= Regency Records (Canada) =

Regency Records (RR) was a Canadian record label that was active from 1956 to 1966. Based in Toronto, it was initially led by Don McKim, who was a former disc jockey in that city. It was created by Phonodisc Records of Scarborough, Ontario to serve as a Canadian outlet for American recordings.
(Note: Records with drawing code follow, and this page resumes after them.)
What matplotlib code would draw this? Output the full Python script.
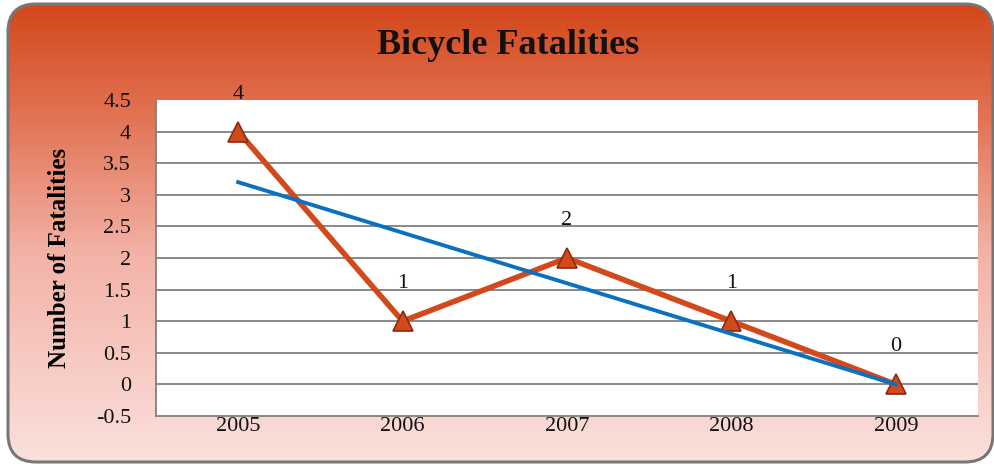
import numpy as np
import matplotlib
matplotlib.use("Agg")
import matplotlib.pyplot as plt
from matplotlib.patches import FancyBboxPatch
from matplotlib.colors import LinearSegmentedColormap

years = ["2005", "2006", "2007", "2008", "2009"]
fatalities = [4, 1, 2, 1, 0]
yticks = [-0.5, 0, 0.5, 1, 1.5, 2, 2.5, 3, 3.5, 4, 4.5]

plt.rcParams['font.family'] = ['Liberation Serif', 'DejaVu Serif']

W, H = 995, 467
fig = plt.figure(figsize=(W / 100, H / 100), dpi=100)

# background with rounded border and gradient
bg = fig.add_axes([0, 0, 1, 1])
bg.set_xlim(0, W)
bg.set_ylim(H, 0)
bg.axis('off')
cmap = LinearSegmentedColormap.from_list(
    'bg', [(0.0, '#d3471a'), (0.25, '#e27455'), (0.55, '#f3b3a8'), (1.0, '#fbe0dc')])
grad = np.linspace(0, 1, 256).reshape(-1, 1)
patch = FancyBboxPatch((8, 4), 985, 458, boxstyle="round,pad=0,rounding_size=28",
                       facecolor='none', edgecolor='#777777', linewidth=2.2, zorder=3)
bg.add_patch(patch)
im = bg.imshow(grad, cmap=cmap, extent=[8, 993, 462, 4], aspect='auto', zorder=1)
im.set_clip_path(patch)

fig.text(508 / W, 1 - 45 / H, "Bicycle Fatalities", ha='center', va='center',
         fontsize=26, fontweight='bold', color='#111111')

ax = fig.add_axes([156 / W, 1 - 416 / H, (978 - 156) / W, (416 - 100) / H])
ax.set_facecolor('white')
x = np.arange(len(years))
ax.set_xlim(-0.5, len(years) - 0.5)
ax.set_ylim(-0.5, 4.5)
ax.set_yticks(yticks)
ax.set_yticklabels([f"{t:g}" for t in yticks], fontsize=16)
ax.set_xticks(x)
ax.set_xticklabels(years, fontsize=16)
ax.tick_params(axis='both', length=0, colors='#111111')
ax.tick_params(axis='x', pad=1)
ax.tick_params(axis='y', pad=18)
for t in yticks[1:-1]:
    ax.axhline(t, color='#808080', linewidth=1.3, zorder=1)
for s in ['top', 'right']:
    ax.spines[s].set_visible(False)
for s in ['left', 'bottom']:
    ax.spines[s].set_color('#808080')
    ax.spines[s].set_linewidth(1.3)

ax.plot(x, fatalities, color='#d24a1c', linewidth=4, marker='^', markersize=14,
        markerfacecolor='#d24a1c', markeredgecolor='#8b2a10', markeredgewidth=1.2,
        zorder=3, clip_on=False)
coef = np.polyfit(x, fatalities, 1)
ax.plot(x, np.polyval(coef, x), color='#0a70c0', linewidth=2.8, zorder=4)

for xi, yi in zip(x, fatalities):
    ax.annotate(str(yi), (xi, yi), xytext=(0, 27), textcoords='offset points',
                ha='center', va='center', fontsize=16, color='#111111')

ax.set_ylabel("Number of Fatalities", fontsize=18, fontweight='bold', labelpad=18)

fig.savefig("out.png", dpi=100)
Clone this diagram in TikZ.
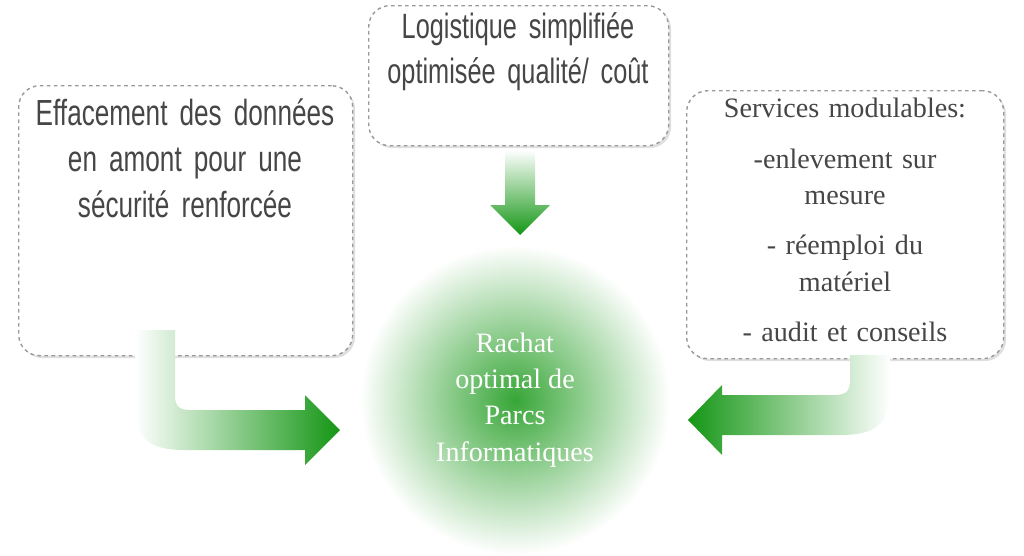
\documentclass[tikz,border=0pt]{standalone}
\usepackage{fontspec}
\setmainfont{Liberation Serif}
\newfontfamily\narrowfont[FakeStretch=0.72]{Liberation Sans}
\usetikzlibrary{shadows}
\hyphenpenalty=10000
\definecolor{arrowgreen}{RGB}{20,150,20}
\definecolor{textgray}{RGB}{70,70,70}
\tikzset{
  infobox/.style={draw=gray!80, dashed, line width=1.2pt, rounded corners=18pt, fill=white,
    drop shadow={opacity=0.25, shadow xshift=2pt, shadow yshift=-2pt}, text=textgray},
}
\begin{document}
\begin{tikzpicture}[x=0.03cm, y=-0.03cm]
\useasboundingbox (0,0) rectangle (1024,556);

% cadres
\node[infobox, minimum width=334*0.03cm, minimum height=270*0.03cm, anchor=north west] (gauche) at (18,85) {};
\node[text width=330*0.03cm, align=center, text=textgray, font=\narrowfont\fontsize{31}{39}\selectfont,
  anchor=north] (tgauche) at (185,95) {Effacement des données en amont pour une sécurité renforcée};

\node[infobox, minimum width=300*0.03cm, minimum height=140*0.03cm, anchor=north west] (haut) at (368,5) {};
\node[text width=300*0.03cm, align=center, text=textgray, font=\narrowfont\fontsize{30}{39}\selectfont,
  anchor=north] (thaut) at (518,8) {Logistique simplifiée optimisée qualité/ coût};

\node[infobox, minimum width=317*0.03cm, minimum height=268*0.03cm, anchor=north west] (droite) at (686,90) {};
\node[text width=310*0.03cm, align=center, text=textgray, font=\fontsize{24}{31}\selectfont,
  anchor=north] (tdroite) at (845,94) {Services modulables:\\[12pt] -enlevement sur\\ mesure\\[12pt] - réemploi du\\ matériel\\[12pt] - audit et conseils};

% cercle central
\node[circle, minimum size=310*0.03cm, inner color=arrowgreen!85, outer color=white,
  text=white, align=center, font=\fontsize{24}{31}\selectfont] (rachat) at (515,400)
  {Rachat\\optimal de\\Parcs\\Informatiques};

% flèches
\shade[top color=white, bottom color=arrowgreen] (505,150) -- (535,150) -- (535,205) -- (550,205)
  -- (520,235) -- (490,205) -- (505,205) -- cycle;

\shade[left color=white, right color=arrowgreen] (135,330) -- (135,405)
  .. controls (135,440) and (150,450) .. (185,450) -- (305,450) -- (305,465) -- (340,430)
  -- (305,395) -- (305,410) -- (190,410) .. controls (178,410) and (175,405) .. (175,395) -- (175,330) -- cycle;

\shade[right color=white, left color=arrowgreen] (890,355) -- (890,390)
  .. controls (890,425) and (875,435) .. (840,435) -- (722,435) -- (722,455) -- (688,420)
  -- (722,385) -- (722,395) -- (835,395) .. controls (847,395) and (850,390) .. (850,380) -- (850,355) -- cycle;
\end{tikzpicture}
\end{document}
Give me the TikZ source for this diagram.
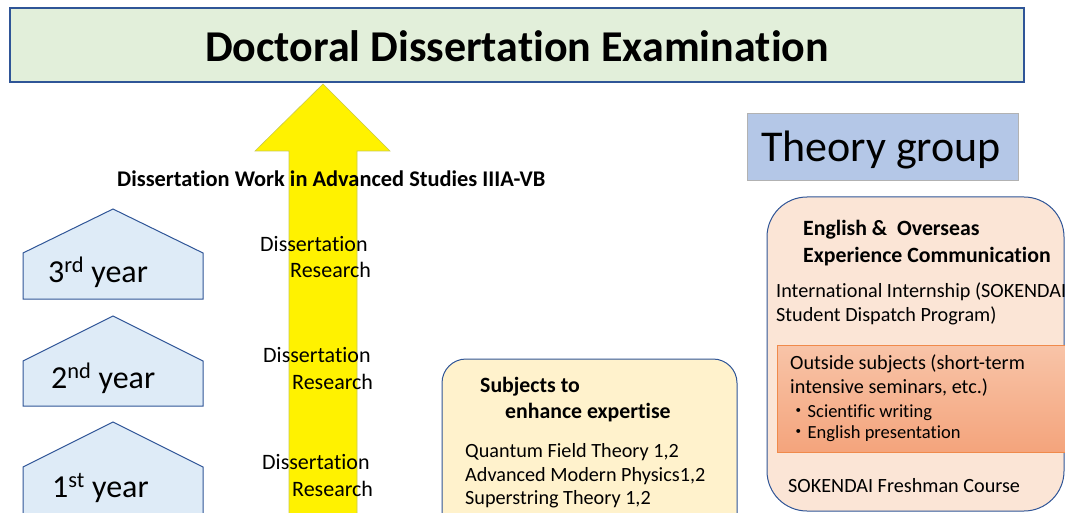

In its first year songs released in Canada on the label included The Chips's recording of "Rubber Biscuit" and Earl Bostic's rendition of "Harlem Nocturne". Some later releases on the label in the 1950s included Little Richard's "Keep A-Knockin'" (1957) and "Can't Believe You Wanna Leave" (1957); "The Whole Town Knows" / "Loads Of Love" by The 4 Emcees and Sheila Guthrie (1958); Red and Les Trio's "Marlene" (1958); "Oo-Clazy!" / "Chicky-Cha" by The Dazzlers (1958); and Eddy Clermont "My Love" (1959); the latter of which was a top 10 hit on the CHUM Chart. RR releases in the 1960s included Larry Meadows's "Such A Lonely Boy" / "Don't Hide Your Love" (1962); and The Townsmen's version of "The Lion Sleeps Tonight" (1966) which was issued in its final year of operation.